Yesterday we flew into Pokhara and it is absolutely stunning. In a small valley, surrounded by mountains, every direction shows us beautiful green hills and the lake reflects this beauty threefold. Nature stretches and flexes and lets her magic course through this place. We spent the first day here just becoming acclimated. Simply laying and sitting around in cafes reading and looking out over the view. A sort of lethargy settles upon us. In these places of intense natural beauty and power, the magic in the air seems to interfere with normal thought patterns, and it takes some time to adjust. And that doesn’t even take into account that after months of working nonstop, we finally have a moment to breathe. And in that moment, stillness and inaction rule. Tomorrow we can pursue action. Tomorrow we can continue our journey.
The next day begins our exploration. We’re looking for places of special power . We’re looking for magical experiences. There are multiple notable geological sites here in Pokhara and we decide to go visit them. Following google maps leads us unexpectedly through farmland, through an even quieter area than the main town of Pokhara. The sun beats down on us in this open field, and by the time we reach our first destination, we’re already exhausted.
Paying a small fee, we enter Devi’s Falls. The story behind these waterfalls, and the reason they’re gated up and fenced off, is that a Swiss woman named Davi, swimming in the river near the falls, got caught in the current and drowned. The falls crash dangerously down into a cave and become an underground river. Cliffs hang over both sides of the waterfall; once you fall down there, there’s no way back up. With all the spirits and creatures I’ve been seeing and reading about, this is a sobering reminder of the power of nature itself.

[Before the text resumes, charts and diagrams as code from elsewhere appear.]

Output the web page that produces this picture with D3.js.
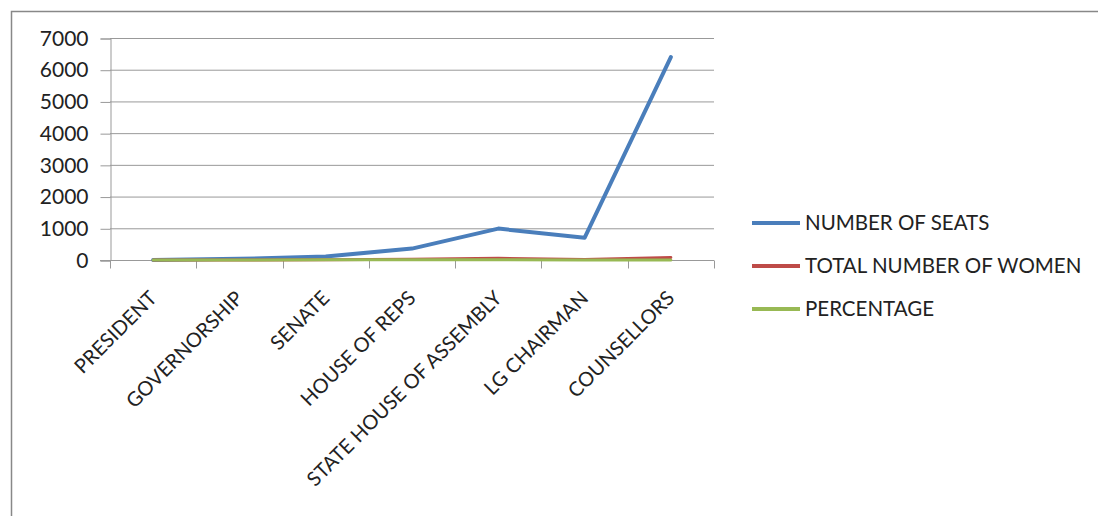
<!DOCTYPE html>
<html>
<head>
<meta charset="utf-8">
<script src="https://cdn.jsdelivr.net/npm/d3@7"></script>
<style>
  body { margin: 0; background: #fff; }
  text { font-family: Lato, "Open Sans", sans-serif; fill: #222; }
</style>
</head>
<body>
<div id="chart"></div>
<script>
// Chart data
var categories = ["PRESIDENT", "GOVERNORSHIP", "SENATE", "HOUSE OF REPS",
                  "STATE HOUSE OF ASSEMBLY", "LG CHAIRMAN", "COUNSELLORS"];
var seats = [1, 36, 109, 360, 990, 700, 6400];
var women = [0, 0, 8, 26, 55, 15, 80];
var percentage = [0, 0, 7.3, 7.2, 5.6, 2.1, 1.3];
var yTicks = [0, 1000, 2000, 3000, 4000, 5000, 6000, 7000];

var series = [
    { name: "NUMBER OF SEATS", values: seats, color: "#4a7ebb", width: 4 },
    { name: "TOTAL NUMBER OF WOMEN", values: women, color: "#be4b48", width: 3 },
    { name: "PERCENTAGE", values: percentage, color: "#98b954", width: 3 }
];

var width = 1098, height = 516;
var plot = { left: 110, right: 714, top: 38, bottom: 260 };

var svg = d3.select("#chart").append("svg")
    .attr("width", width)
    .attr("height", height);

// Outer frame (top and left edges visible)
svg.append("path")
    .attr("d", "M11.5," + height + "V11.5H" + width)
    .attr("fill", "none")
    .attr("stroke", "#888")
    .attr("stroke-width", 1.5);

var x = d3.scaleBand().domain(categories).range([plot.left, plot.right]);
var y = d3.scaleLinear().domain([0, 7000]).range([plot.bottom, plot.top]);

// Gridlines
svg.append("g").selectAll("line")
    .data(yTicks.slice(1))
    .enter().append("line")
    .attr("x1", plot.left).attr("x2", plot.right)
    .attr("y1", d => y(d) + 0.5).attr("y2", d => y(d) + 0.5)
    .attr("stroke", "#999").attr("stroke-width", 1);

// Y axis
var yAxis = svg.append("g")
    .attr("transform", "translate(" + (plot.left + 0.5) + ",0.5)")
    .call(d3.axisLeft(y).tickValues(yTicks).tickSize(10).tickPadding(12).tickFormat(d3.format("d")));
yAxis.select(".domain").attr("stroke", "#999");
yAxis.selectAll(".tick line").attr("stroke", "#999");
yAxis.selectAll("text").style("font-size", "21px").style("fill", "#222");

// X axis with ticks at category boundaries
var xAxis = svg.append("g")
    .attr("transform", "translate(0," + (plot.bottom + 0.5) + ")");
xAxis.append("line")
    .attr("x1", plot.left - 10).attr("x2", plot.right)
    .attr("stroke", "#999");
xAxis.selectAll(".bound")
    .data(categories.concat([null]))
    .enter().append("line")
    .attr("x1", (d, i) => Math.round(plot.left + i * x.step()) + 0.5)
    .attr("x2", (d, i) => Math.round(plot.left + i * x.step()) + 0.5)
    .attr("y1", 0).attr("y2", 8)
    .attr("stroke", "#999");
xAxis.selectAll(".lab")
    .data(categories)
    .enter().append("text")
    .attr("transform", d => "translate(" + (x(d) + x.bandwidth() / 2 - 5) + ",29) rotate(-45)")
    .attr("text-anchor", "end")
    .attr("dy", "0.7em")
    .style("font-size", "20px")
    .text(d => d);

// Lines (blue first, green on top)
var line = d3.line()
    .x((d, i) => x(categories[i]) + x.bandwidth() / 2)
    .y(d => y(d));

series.forEach(function(s) {
    svg.append("path")
        .datum(s.values)
        .attr("d", line)
        .attr("fill", "none")
        .attr("stroke", s.color)
        .attr("stroke-width", s.width)
        .attr("stroke-linejoin", "round")
        .attr("stroke-linecap", "round");
});

// Legend
var legend = svg.append("g").attr("transform", "translate(752,223)");
var items = legend.selectAll("g")
    .data(series)
    .enter().append("g")
    .attr("transform", (d, i) => "translate(0," + i * 43 + ")");
items.append("line")
    .attr("x1", 0).attr("x2", 48)
    .attr("stroke", d => d.color)
    .attr("stroke-width", 4);
items.append("text")
    .attr("x", 53)
    .attr("dy", "0.35em")
    .style("font-size", "20.5px")
    .text(d => d.name);
</script>
</body>
</html>
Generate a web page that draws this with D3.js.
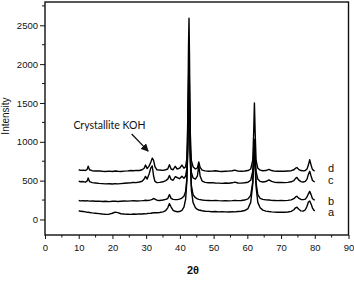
<!DOCTYPE html>
<html><head><meta charset="utf-8">
<script src="https://cdn.jsdelivr.net/npm/d3@7"></script>
<style>html,body{margin:0;padding:0;background:#fff;}svg{display:block;}</style>
</head><body>
<script>
const twoTheta = [10,10.6,11.3,12,12.5,12.8,13.2,14,15,16,17,18,19,20,20.8,21.6,22.5,23.5,24.5,25.5,26.3,27,28,28.8,29.4,29.8,30.3,30.9,31.4,31.8,32.2,32.6,33.2,34,35,35.8,36.4,36.9,37.4,38,38.6,39.2,39.9,40.6,41.2,41.7,42.05,42.35,42.55,42.7,42.85,43.05,43.4,43.9,44.6,45.2,45.6,46.0,46.6,47.5,48.5,49.5,50.5,51.5,52.5,53.5,54.5,55.5,56.3,57.2,58.2,59.2,60.2,61.0,61.6,61.9,62.1,62.3,62.6,63.1,63.8,64.6,65.5,66.4,67.2,68,69,70,71,72,73,73.8,74.3,74.7,75.2,75.9,76.6,77.2,77.7,78.1,78.5,78.9,79.3,79.7,80];
const traceD = [640,632,636,630,645,685,640,628,624,626,620,618,622,618,624,620,618,622,625,630,628,632,630,640,660,700,655,690,740,790,760,680,640,636,632,640,650,705,650,640,685,650,660,700,660,680,780,1300,2200,2590,2100,1150,760,680,650,665,740,670,635,625,620,622,628,620,618,620,622,628,635,622,620,624,630,650,760,1150,1500,1150,760,660,635,628,630,645,630,622,620,622,620,624,628,640,660,668,645,630,625,630,650,700,770,700,645,630,625];
const traceC = [492,485,488,480,495,535,488,475,470,465,462,458,460,456,462,458,462,466,470,472,478,474,482,492,520,555,520,590,665,690,560,490,475,478,485,500,520,565,515,505,550,540,525,555,530,560,650,1050,1750,2080,1700,950,610,535,520,560,700,560,495,478,472,474,470,468,465,470,466,472,480,470,468,472,480,505,620,850,1030,860,620,520,490,482,488,510,490,480,476,478,474,478,485,500,530,542,510,488,482,490,520,580,620,560,505,490,485];
const traceB = [245,240,243,238,242,240,236,238,235,236,232,234,230,234,236,232,235,238,236,240,242,238,240,242,245,248,244,248,252,258,270,262,248,245,250,258,270,320,272,258,255,256,262,275,300,360,520,950,1600,1850,1500,850,440,320,280,265,258,255,250,246,244,242,245,242,240,243,240,242,245,242,245,250,265,310,480,780,900,760,470,320,272,258,252,250,246,244,242,244,242,246,252,268,290,298,275,258,256,262,290,330,362,320,270,255,250];
const traceA = [112,105,102,98,92,95,90,85,80,75,70,66,68,80,95,88,74,70,68,66,70,68,72,70,74,72,76,78,80,84,86,88,86,90,98,115,150,205,160,118,105,100,102,118,160,260,480,900,1450,1700,1400,800,380,220,150,130,122,118,112,106,104,100,102,98,100,98,96,100,98,102,106,115,140,220,450,720,850,700,420,220,150,120,108,102,98,95,92,94,92,96,104,125,150,158,135,110,108,125,170,225,238,200,150,120,110];
const seriesNames = ["a","b","c","d"];
const seriesLabelValue = [90,230,500,660];
const xTicks = [0,10,20,30,40,50,60,70,80,90];
const yTicks = [0,500,1000,1500,2000,2500];
const xLabel = "2θ";
const yLabel = "Intensity";
const annotationText = "Crystallite KOH";

const W = 354, H = 282;
const svg = d3.select("body").append("svg").attr("width", W).attr("height", H);
const x = d3.scaleLinear().domain([0, 90]).range([45, 348.5]);
const y = d3.scaleLinear().domain([-200, 2800]).range([235, 2]);

const traces = [traceA, traceB, traceC, traceD];
const line = d3.line().x((d,i) => x(twoTheta[i])).y(d => y(d));
svg.append("g").selectAll("path").data(traces).join("path")
  .attr("d", d => line(d)).attr("fill", "none").attr("stroke", "#000")
  .attr("stroke-width", 1.4).attr("stroke-linejoin", "round");

// axes
const xAxis = d3.axisBottom(x).tickValues(xTicks).tickSize(4).tickSizeOuter(0).tickFormat(d3.format("d"));
const gx = svg.append("g").attr("transform", "translate(0,235)").call(xAxis);
gx.append("g").selectAll("line").data(d3.range(5, 90, 10)).join("line")
  .attr("x1", d => x(d)).attr("x2", d => x(d)).attr("y1", 0).attr("y2", 2.5).attr("stroke", "#111");
const yAxis = d3.axisLeft(y).tickValues(yTicks).tickSize(5).tickSizeOuter(0).tickFormat(d3.format("d"));
const gy = svg.append("g").attr("transform", "translate(45,0)").call(yAxis);
gy.append("g").selectAll("line").data(d3.range(250, 2800, 500)).join("line")
  .attr("x1", -3).attr("x2", 0).attr("y1", d => y(d)).attr("y2", d => y(d)).attr("stroke", "#111");
[gx, gy].forEach(g => {
  g.select(".domain").remove();
  g.selectAll(".tick line").attr("stroke", "#111").attr("stroke-width", 1);
  g.selectAll(".tick text").attr("font-family", "Liberation Sans, Arial, sans-serif").attr("font-size", 9.5).attr("fill", "#111");
});
gx.selectAll(".tick text").attr("dy", "0.95em");
gy.selectAll(".tick text").attr("x", -7);

svg.append("rect").attr("x", x(0)).attr("y", y(2800)).attr("width", x(90) - x(0)).attr("height", y(-200) - y(2800))
  .attr("fill", "none").attr("stroke", "#111").attr("stroke-width", 1.4);

svg.append("text").attr("x", 193).attr("y", 274).attr("text-anchor", "middle")
  .attr("font-family", "Liberation Sans, Arial, sans-serif").attr("font-size", 11).attr("font-weight", "bold").attr("fill", "#111").text(xLabel);
svg.append("text").attr("transform", "translate(9,116) rotate(-90)").attr("text-anchor", "middle")
  .attr("font-family", "Liberation Sans, Arial, sans-serif").attr("font-size", 10).attr("fill", "#111").text(yLabel);

// series labels
svg.append("g").selectAll("text").data(seriesNames).join("text")
  .attr("x", 328).attr("y", (d,i) => y(seriesLabelValue[i])).attr("dy", "0.35em")
  .attr("font-family", "Liberation Sans, Arial, sans-serif").attr("font-size", 11).attr("fill", "#111").text(d => d);

// annotation
svg.append("text").attr("x", x(19.1)).attr("y", y(1215)).attr("dy", "0.35em").attr("text-anchor", "middle")
  .attr("font-family", "Lato, sans-serif").attr("font-size", 10.5).attr("fill", "#111").text(annotationText);
const defs = svg.append("defs");
defs.append("marker").attr("id", "ah").attr("viewBox", "0 0 10 10").attr("refX", 9).attr("refY", 5)
  .attr("markerWidth", 6).attr("markerHeight", 6).attr("orient", "auto")
  .append("path").attr("d", "M0,0L10,5L0,10z").attr("fill", "#111");
svg.append("line").attr("x1", x(25.7)).attr("y1", y(1100)).attr("x2", x(30.6)).attr("y2", y(880))
  .attr("stroke", "#111").attr("stroke-width", 1.3).attr("marker-end", "url(#ah)");
</script>
</body></html>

The second site we visit is actually just across the street from the falls. There is a temple built around an entrance to the cave system into which the falls crash. I am once again reminded of how much closer to nature the religion and spirituality of these people lies as compared to the west. It seems that nowadays we in the west want to completely separate nature and man. And in the west, this makes sense. Man has wrought such destruction on the earth that it often seems best to force him apart from it. But here, the temple is built into the natural entrance to the cave. And it doesn’t destroy the cave, but instead augments it. It uses the cave as a structure around which to place artistic images and create meaning.
After a delicious, but ultimately ill-advised lunch, we decide to set out for the World Peace Pagoda. At the top of one of the hills looking over the valley is an enormous Buddhist Pagoda. Many people ride taxis up there, but we decide to hike it. Our maps told us that it would only take around an hour to get up there, so how bad could it be? Ha. The heat bore down on us the whole way. Within 10 minutes I was entirely drenched in sweat, and our umbrella did little to shield us from the sun. Imps hiding in the bushes and kobolds hiding in the rocks on the side of the road snickered at us from their places of shade. I wonder how many travelers they see making this mistake?
But for me, the exertion proves ultimately to be positive. I find that whenever I do very strenuous exercise, it puts my mind in a calmer state. All unnecessary thoughts are wiped away and I am filled with a sense of peace and clarity akin to what I feel when meditating. This, as it turns out, was the perfect way to approach the World Peace Pagoda. The clarity allowed me to approach with an open mind and really feel the beauty and joy of this place. And it made me want to meditate more and learn more of the Buddha’s teachings. I could finally see a way forward through my pain and through my curse. I did not see a solution, but I saw that the will and resolve I would need to make it past these trials was already inside me. I’m going to need to explore these ideas and this state of mind more as my journey continues.